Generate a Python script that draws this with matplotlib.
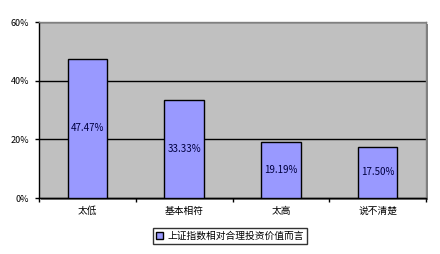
import matplotlib.pyplot as plt
import numpy as np
from matplotlib.patches import Rectangle

plt.rcParams['font.family'] = ['Noto Sans CJK SC', 'DejaVu Sans']

# data
categories = ['太低', '基本相符', '太高', '说不清楚']
values = [47.47, 33.33, 19.19, 17.50]
bar_labels = ['47.47%', '33.33%', '19.19%', '17.50%']
series_name = '上证指数相对合理投资价值而言'
yticks = [0, 20, 40, 60]
ytick_labels = ['0%', '20%', '40%', '60%']

fig = plt.figure(figsize=(4.4, 2.54), dpi=100)
pos = [39 / 440, 1 - 198 / 254, 387 / 440, 176 / 254]

# drop shadow behind the plot area
fig.patches.append(Rectangle((pos[0] + 2 / 440, pos[1] - 2 / 254), pos[2], pos[3],
                             transform=fig.transFigure, facecolor='#808080',
                             edgecolor='none', zorder=-5))

ax = fig.add_axes(pos)
ax.set_zorder(1)
ax.set_facecolor('#C0C0C0')

x = np.arange(len(categories))
bars = ax.bar(x, values, width=0.41, color='#9999FF', edgecolor='black',
              linewidth=1, label=series_name, zorder=3)

for b, lab in zip(bars, bar_labels):
    ax.text(b.get_x() + b.get_width() / 2, b.get_height() / 2, lab,
            ha='center', va='center', fontsize=7, color='#000040', zorder=4)

ax.set_xlim(-0.5, len(categories) - 0.5)
ax.set_ylim(0, 60)
ax.set_yticks(yticks)
ax.set_yticklabels(ytick_labels, fontsize=6.5)
ax.yaxis.grid(True, color='black', linewidth=1, zorder=1)

ax.set_xticks(x)
ax.set_xticklabels(categories, fontsize=7)
ax.tick_params(axis='x', length=0, pad=6)
ax.tick_params(axis='y', length=3, width=1, pad=4, direction='out')
# small ticks at category boundaries
ax.set_xticks(np.arange(len(categories) + 1) - 0.5, minor=True)
ax.tick_params(axis='x', which='minor', length=3, width=1, direction='out')

for s in ['left', 'bottom']:
    ax.spines[s].set_color('black')
    ax.spines[s].set_linewidth(1)
for s in ['top', 'right']:
    ax.spines[s].set_color('#808080')
    ax.spines[s].set_linewidth(1)

leg = fig.legend(loc='center', bbox_to_anchor=(0.522, 0.071), fontsize=7,
                 frameon=True, fancybox=False, handlelength=0.8,
                 handleheight=0.8, handletextpad=0.4, borderpad=0.3)
leg.get_frame().set_edgecolor('black')
leg.get_frame().set_linewidth(1)

fig.savefig('out.png', dpi=100)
::::
Stated goal:
Your task is to restate word for word the lines from the top of the data to the line containing "ha='center', va='center', fontsize=7, color='#000040', zorder=4)", both ends included, with every picture left out.

Output for this exercise:
Generate a Python script that draws this with matplotlib.
import matplotlib.pyplot as plt
import numpy as np
from matplotlib.patches import Rectangle

plt.rcParams['font.family'] = ['Noto Sans CJK SC', 'DejaVu Sans']

# data
categories = ['太低', '基本相符', '太高', '说不清楚']
values = [47.47, 33.33, 19.19, 17.50]
bar_labels = ['47.47%', '33.33%', '19.19%', '17.50%']
series_name = '上证指数相对合理投资价值而言'
yticks = [0, 20, 40, 60]
ytick_labels = ['0%', '20%', '40%', '60%']

fig = plt.figure(figsize=(4.4, 2.54), dpi=100)
pos = [39 / 440, 1 - 198 / 254, 387 / 440, 176 / 254]

# drop shadow behind the plot area
fig.patches.append(Rectangle((pos[0] + 2 / 440, pos[1] - 2 / 254), pos[2], pos[3],
                             transform=fig.transFigure, facecolor='#808080',
                             edgecolor='none', zorder=-5))

ax = fig.add_axes(pos)
ax.set_zorder(1)
ax.set_facecolor('#C0C0C0')

x = np.arange(len(categories))
bars = ax.bar(x, values, width=0.41, color='#9999FF', edgecolor='black',
              linewidth=1, label=series_name, zorder=3)

for b, lab in zip(bars, bar_labels):
    ax.text(b.get_x() + b.get_width() / 2, b.get_height() / 2, lab,
            ha='center', va='center', fontsize=7, color='#000040', zorder=4)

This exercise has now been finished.